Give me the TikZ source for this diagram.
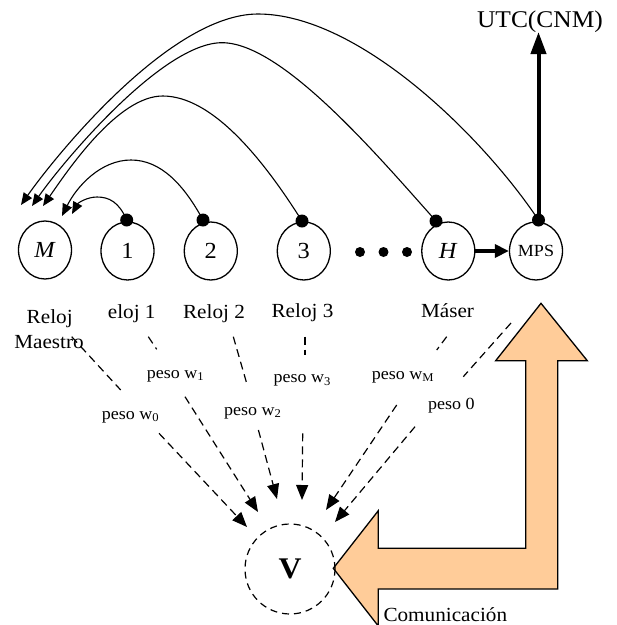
\documentclass[tikz,border=0pt]{standalone}
\usepackage{fontspec}
\setmainfont{Liberation Serif}[FakeStretch=1.06]
\usetikzlibrary{arrows.meta,shapes.geometric}
\definecolor{peach}{RGB}{255,204,153}
\tikzset{
 clock/.style={draw, line width=1.3pt, ellipse, minimum width=53pt, minimum height=58pt, inner sep=0pt, font=\fontsize{23}{25}\selectfont},
 bigdot/.style={circle, fill=black, minimum size=13pt, inner sep=0pt},
 smalldot/.style={circle, fill=black, minimum size=10pt, inner sep=0pt},
 arcline/.style={line width=1.1pt, -{Triangle[length=12pt,width=10pt]}},
 lbl/.style={font=\fontsize{20}{25}\selectfont, anchor=base, inner sep=0pt},
 peso/.style={font=\fontsize{17}{20}\selectfont, anchor=base west, inner sep=0pt},
 dsh/.style={dash pattern=on 8pt off 5pt, line width=1.2pt},
 dsharrow/.style={dsh, -{Triangle[length=15pt,width=12pt]}},
 thickarrow/.style={line width=3.5pt, -{Triangle[length=14pt,width=13pt]}},
 uparrow/.style={line width=4pt, -{Triangle[length=22pt,width=15pt]}},
}
\begin{document}
\begin{tikzpicture}[x=1pt,y=-1pt]
\useasboundingbox (0,0) rectangle (617,625);
% orange L-shaped arrow
\draw[line width=1.3pt, fill=peach, line join=miter] (541,303.3) -- (587.3,360.7) -- (557.7,360.7) -- (557.7,589) -- (378.3,589) -- (378.3,626) -- (333.3,568.3) -- (378.3,510.7) -- (378.3,548.3) -- (525.7,548.3) -- (525.7,360.7) -- (495.7,360.7) -- cycle;
% clocks
\node[clock] (M) at (45,250) {\textit{M}};
\node[clock] (C1) at (127.5,251) {1};
\node[clock] (C2) at (210.8,251) {2};
\node[clock] (C3) at (303.8,251) {3};
\node[clock] (H) at (448.3,251) {\textit{H}};
\node[clock, font=\fontsize{17}{19}\selectfont] (MPS) at (536,251) {MPS};
% dots on clocks
\node[bigdot] (d1) at (126.7,220) {};
\node[bigdot] (d2) at (203,220) {};
\node[bigdot] (d3) at (302,221) {};
\node[bigdot] (dH) at (436,221) {};
\node[bigdot] (dMPS) at (538.5,220) {};
% ellipsis dots
\node[smalldot] (e1) at (360,252) {};
\node[smalldot] (e2) at (383.5,252) {};
\node[smalldot] (e3) at (407,252) {};
% arrow tip coordinates near M
\coordinate (a1) at (72,214);
\coordinate (a2) at (62,216);
\coordinate (a3) at (43,206);
\coordinate (aH) at (32,206);
\coordinate (aMPS) at (21,205);
% arcs
\draw[arcline] (d1.center) .. controls (119,202) and (109,197) .. (97,197) .. controls (87,197) and (78,203) .. (a1);
\draw[arcline] (d2.center) .. controls (184,185) and (161,160) .. (131,160) .. controls (101,160) and (77,186) .. (a2);
\draw[arcline] (d3.center) .. controls (263.6,160) and (212.7,96) .. (162.7,96) .. controls (117.7,96) and (68,170) .. (a3);
\draw[arcline] (dH.center) .. controls (378,156) and (282,42.7) .. (222,42.7) .. controls (162,42.7) and (62,163) .. (aH);
\draw[arcline] (dMPS.center) .. controls (481.7,135) and (358,14) .. (258,14) .. controls (168,14) and (51,162) .. (aMPS);
% H -> MPS and MPS -> UTC
\draw[thickarrow] (H.east) -- (MPS.west);
\coordinate (utcTip) at (538.5,32);
\draw[uparrow] (dMPS.center) -- (utcTip);
\node[font=\fontsize{24}{26}\selectfont] (utc) at (540,21.7) {UTC(CNM)};
% clock labels
\node[lbl] (lM1) at (49.7,323.3) {Reloj};
\node[lbl] (lM2) at (49,348.3) {Maestro};
\node[lbl] (l1) at (131.7,318) {eloj 1};
\node[lbl] (l2) at (214,318) {Reloj 2};
\node[lbl] (l3) at (302.5,317.5) {Reloj 3};
\node[lbl] (lH) at (447.5,317.5) {Máser};
% weight labels
\node[peso] (p0) at (101.7,419.3) {peso w\textsubscript{0}};
\node[peso] (p1) at (146.7,378.3) {peso w\textsubscript{1}};
\node[peso] (p2) at (224,415) {peso w\textsubscript{2}};
\node[peso] (p3) at (273.3,382.7) {peso w\textsubscript{3}};
\node[peso] (pM) at (371.7,379.3) {peso w\textsubscript{M}};
\node[peso] (pZ) at (428,409.3) {peso 0};
% V node
\node[circle, draw, dash pattern=on 7pt off 5pt, line width=1.2pt, minimum size=90pt, inner sep=0pt, font=\bfseries\fontsize{30}{32}\selectfont] (V) at (290,569) {V};
\node[font=\fontsize{20}{24}\selectfont, anchor=base west, inner sep=0pt] (com) at (383.3,621.7) {Comunicación};
% dashed connector points
\coordinate (s0) at (71.7,336.7); \coordinate (g0a) at (120.7,390); \coordinate (g0b) at (159,433.3); \coordinate (t0) at (247,527);
\coordinate (s1) at (148.3,336.7); \coordinate (g1a) at (156.7,349.3); \coordinate (g1b) at (185,396.7); \coordinate (t1) at (258,512);
\coordinate (s2) at (233.3,336.7); \coordinate (g2a) at (246.7,383.3); \coordinate (g2b) at (258.4,430); \coordinate (t2) at (277,499);
\coordinate (s3) at (305,336.7); \coordinate (g3a) at (305,355); \coordinate (g3b) at (302.7,433.3); \coordinate (t3) at (302,500);
\coordinate (sM) at (446.7,336.7); \coordinate (gMa) at (436.7,350); \coordinate (gMb) at (396.7,405); \coordinate (tM) at (326,510);
\coordinate (sZ) at (511,323); \coordinate (gZa) at (463.3,376.7); \coordinate (gZb) at (415,426.7); \coordinate (tZ) at (335,522);
\draw[dsh] (s0) -- (g0a); \draw[dsharrow] (g0b) -- (t0);
\draw[dsh] (s1) -- (g1a); \draw[dsharrow] (g1b) -- (t1);
\draw[dsh] (s2) -- (g2a); \draw[dsharrow] (g2b) -- (t2);
\draw[dsh] (s3) -- (g3a); \draw[dsharrow] (g3b) -- (t3);
\draw[dsh] (sM) -- (gMa); \draw[dsharrow] (gMb) -- (tM);
\draw[dsh] (sZ) -- (gZa); \draw[dsharrow] (gZb) -- (tZ);
\end{tikzpicture}
\end{document}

══════════

◆ **Directions**
Copy the listing word for word, excluding its pictures.

◆ **Written response**
Give me the TikZ source for this diagram.
\documentclass[tikz,border=0pt]{standalone}
\usepackage{fontspec}
\setmainfont{Liberation Serif}[FakeStretch=1.06]
\usetikzlibrary{arrows.meta,shapes.geometric}
\definecolor{peach}{RGB}{255,204,153}
\tikzset{
 clock/.style={draw, line width=1.3pt, ellipse, minimum width=53pt, minimum height=58pt, inner sep=0pt, font=\fontsize{23}{25}\selectfont},
 bigdot/.style={circle, fill=black, minimum size=13pt, inner sep=0pt},
 smalldot/.style={circle, fill=black, minimum size=10pt, inner sep=0pt},
 arcline/.style={line width=1.1pt, -{Triangle[length=12pt,width=10pt]}},
 lbl/.style={font=\fontsize{20}{25}\selectfont, anchor=base, inner sep=0pt},
 peso/.style={font=\fontsize{17}{20}\selectfont, anchor=base west, inner sep=0pt},
 dsh/.style={dash pattern=on 8pt off 5pt, line width=1.2pt},
 dsharrow/.style={dsh, -{Triangle[length=15pt,width=12pt]}},
 thickarrow/.style={line width=3.5pt, -{Triangle[length=14pt,width=13pt]}},
 uparrow/.style={line width=4pt, -{Triangle[length=22pt,width=15pt]}},
}
\begin{document}
\begin{tikzpicture}[x=1pt,y=-1pt]
\useasboundingbox (0,0) rectangle (617,625);
% orange L-shaped arrow
\draw[line width=1.3pt, fill=peach, line join=miter] (541,303.3) -- (587.3,360.7) -- (557.7,360.7) -- (557.7,589) -- (378.3,589) -- (378.3,626) -- (333.3,568.3) -- (378.3,510.7) -- (378.3,548.3) -- (525.7,548.3) -- (525.7,360.7) -- (495.7,360.7) -- cycle;
% clocks
\node[clock] (M) at (45,250) {\textit{M}};
\node[clock] (C1) at (127.5,251) {1};
\node[clock] (C2) at (210.8,251) {2};
\node[clock] (C3) at (303.8,251) {3};
\node[clock] (H) at (448.3,251) {\textit{H}};
\node[clock, font=\fontsize{17}{19}\selectfont] (MPS) at (536,251) {MPS};
% dots on clocks
\node[bigdot] (d1) at (126.7,220) {};
\node[bigdot] (d2) at (203,220) {};
\node[bigdot] (d3) at (302,221) {};
\node[bigdot] (dH) at (436,221) {};
\node[bigdot] (dMPS) at (538.5,220) {};
% ellipsis dots
\node[smalldot] (e1) at (360,252) {};
\node[smalldot] (e2) at (383.5,252) {};
\node[smalldot] (e3) at (407,252) {};
% arrow tip coordinates near M
\coordinate (a1) at (72,214);
\coordinate (a2) at (62,216);
\coordinate (a3) at (43,206);
\coordinate (aH) at (32,206);
\coordinate (aMPS) at (21,205);
% arcs
\draw[arcline] (d1.center) .. controls (119,202) and (109,197) .. (97,197) .. controls (87,197) and (78,203) .. (a1);
\draw[arcline] (d2.center) .. controls (184,185) and (161,160) .. (131,160) .. controls (101,160) and (77,186) .. (a2);
\draw[arcline] (d3.center) .. controls (263.6,160) and (212.7,96) .. (162.7,96) .. controls (117.7,96) and (68,170) .. (a3);
\draw[arcline] (dH.center) .. controls (378,156) and (282,42.7) .. (222,42.7) .. controls (162,42.7) and (62,163) .. (aH);
\draw[arcline] (dMPS.center) .. controls (481.7,135) and (358,14) .. (258,14) .. controls (168,14) and (51,162) .. (aMPS);
% H -> MPS and MPS -> UTC
\draw[thickarrow] (H.east) -- (MPS.west);
\coordinate (utcTip) at (538.5,32);
\draw[uparrow] (dMPS.center) -- (utcTip);
\node[font=\fontsize{24}{26}\selectfont] (utc) at (540,21.7) {UTC(CNM)};
% clock labels
\node[lbl] (lM1) at (49.7,323.3) {Reloj};
\node[lbl] (lM2) at (49,348.3) {Maestro};
\node[lbl] (l1) at (131.7,318) {eloj 1};
\node[lbl] (l2) at (214,318) {Reloj 2};
\node[lbl] (l3) at (302.5,317.5) {Reloj 3};
\node[lbl] (lH) at (447.5,317.5) {Máser};
% weight labels
\node[peso] (p0) at (101.7,419.3) {peso w\textsubscript{0}};
\node[peso] (p1) at (146.7,378.3) {peso w\textsubscript{1}};
\node[peso] (p2) at (224,415) {peso w\textsubscript{2}};
\node[peso] (p3) at (273.3,382.7) {peso w\textsubscript{3}};
\node[peso] (pM) at (371.7,379.3) {peso w\textsubscript{M}};
\node[peso] (pZ) at (428,409.3) {peso 0};
% V node
\node[circle, draw, dash pattern=on 7pt off 5pt, line width=1.2pt, minimum size=90pt, inner sep=0pt, font=\bfseries\fontsize{30}{32}\selectfont] (V) at (290,569) {V};
\node[font=\fontsize{20}{24}\selectfont, anchor=base west, inner sep=0pt] (com) at (383.3,621.7) {Comunicación};
% dashed connector points
\coordinate (s0) at (71.7,336.7); \coordinate (g0a) at (120.7,390); \coordinate (g0b) at (159,433.3); \coordinate (t0) at (247,527);
\coordinate (s1) at (148.3,336.7); \coordinate (g1a) at (156.7,349.3); \coordinate (g1b) at (185,396.7); \coordinate (t1) at (258,512);
\coordinate (s2) at (233.3,336.7); \coordinate (g2a) at (246.7,383.3); \coordinate (g2b) at (258.4,430); \coordinate (t2) at (277,499);
\coordinate (s3) at (305,336.7); \coordinate (g3a) at (305,355); \coordinate (g3b) at (302.7,433.3); \coordinate (t3) at (302,500);
\coordinate (sM) at (446.7,336.7); \coordinate (gMa) at (436.7,350); \coordinate (gMb) at (396.7,405); \coordinate (tM) at (326,510);
\coordinate (sZ) at (511,323); \coordinate (gZa) at (463.3,376.7); \coordinate (gZb) at (415,426.7); \coordinate (tZ) at (335,522);
\draw[dsh] (s0) -- (g0a); \draw[dsharrow] (g0b) -- (t0);
\draw[dsh] (s1) -- (g1a); \draw[dsharrow] (g1b) -- (t1);
\draw[dsh] (s2) -- (g2a); \draw[dsharrow] (g2b) -- (t2);
\draw[dsh] (s3) -- (g3a); \draw[dsharrow] (g3b) -- (t3);
\draw[dsh] (sM) -- (gMa); \draw[dsharrow] (gMb) -- (tM);
\draw[dsh] (sZ) -- (gZa); \draw[dsharrow] (gZb) -- (tZ);
\end{tikzpicture}
\end{document}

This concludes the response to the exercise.